Samuel Pisar, the youngest survivor of Auschwitz, and a U.S. citizen by special act of Congress was the personal guest of French President Valery Giscard d’Estaing when the French leader visited the site of the infamous Nazi concentration camp June 18 for a ceremony commemorating its liberation by the Soviet army 30 years ago. During the ceremony. Pisar, who is today an international lawyer in Paris and Washington, issued an address titled “Never Again,” Auschwitz 1975.
It began with the statement; “To return at your side, Mr. President, to this altar of the holocaust, where as a boy of 14 I died so many deaths, lived so many tortures and humiliations, where all I ever loved was reduced to cinders, is an experience that staggers the soul. But it is also a journey from tragedy to triumph. By your presence here today, the date on which from London, 35 years ago. Charles de Gaulle’s call to resistance redeemed the honor of France, you add a new dimension to the historic meaning of the 18th of June.”

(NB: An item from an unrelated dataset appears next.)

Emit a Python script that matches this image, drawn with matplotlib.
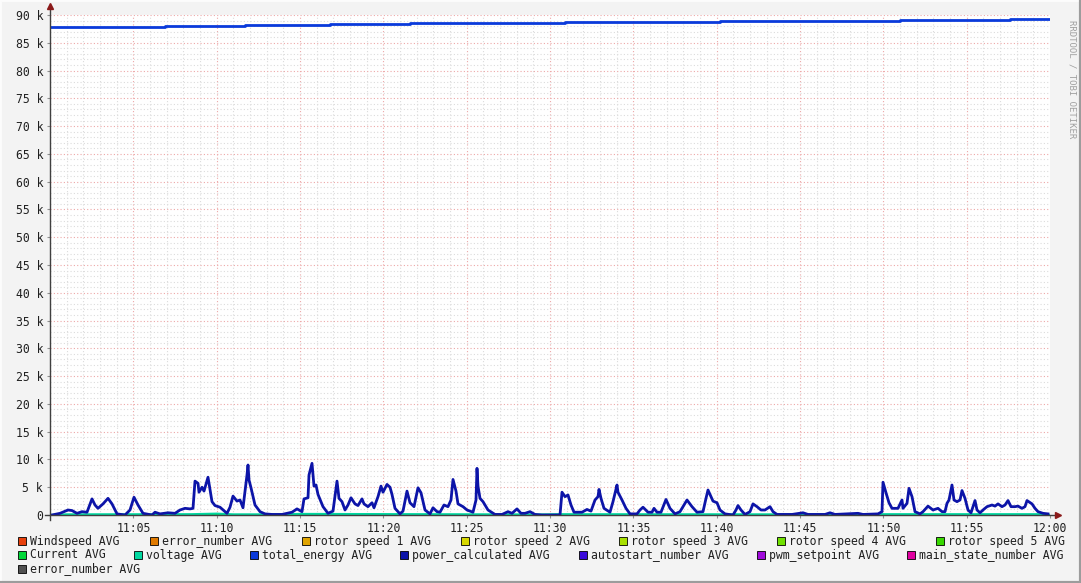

Earlier this month, Sen. Abraham Ribicoff (D. Conn.) entered this address in full into the Congressional Record. In entering it, Ribicoff stated; “Thirty years after Auschwitz, with the tragic votes in the United Nations (regarding the anti-Zionist resolution)…again sowing the seeds of horrible anti-Semitism, it is essential that the words of Mr. Pisar be read by all, understood by all and followed by all.”
‘WE DARE NOT FORGET’
In his address, Pisar recounted the horrors of Auschwitz and declared: “If they seem relevant today it is because we dare not forget that the past can also be a prologue, that amidst the ashes of Auschwitz we behold the true specter of doomsday–a warning of what might still lied ahead…
“Mr. President, in this cursed and sacred place you are facing your greatest audience. Here you stand in the presence of four million innocent souls. In their name, and with the authority of the number engraved on my arm, I say to you that if they could answer your noble words they would cry out: ‘Never again!’ Never again between Frenchman and German, between Turk and Greek, between Indian and Pakistani. Never again between Arab and Jew….”
Giscard d’Estaing, in his own remarks at the ceremony, stated; “Who can say, even here, that the worst is not yet to come?…We must insure that the youth of the world will not forget this horror.”
Pisar, who was deported at the age of 12 with his entire family, of which he is the sole survivor, escaped from Dachau in March, 1945 and was liberated by the American forces near Munich at the age of 16. The internationally famed lawyer is author of “Weapons of Peace” and “Transactions Between East and West,” prefaced by the French President in 1973. Pisar’s address was restated to President Ford when the American chief executive visited the site of Auschwitz on July 29.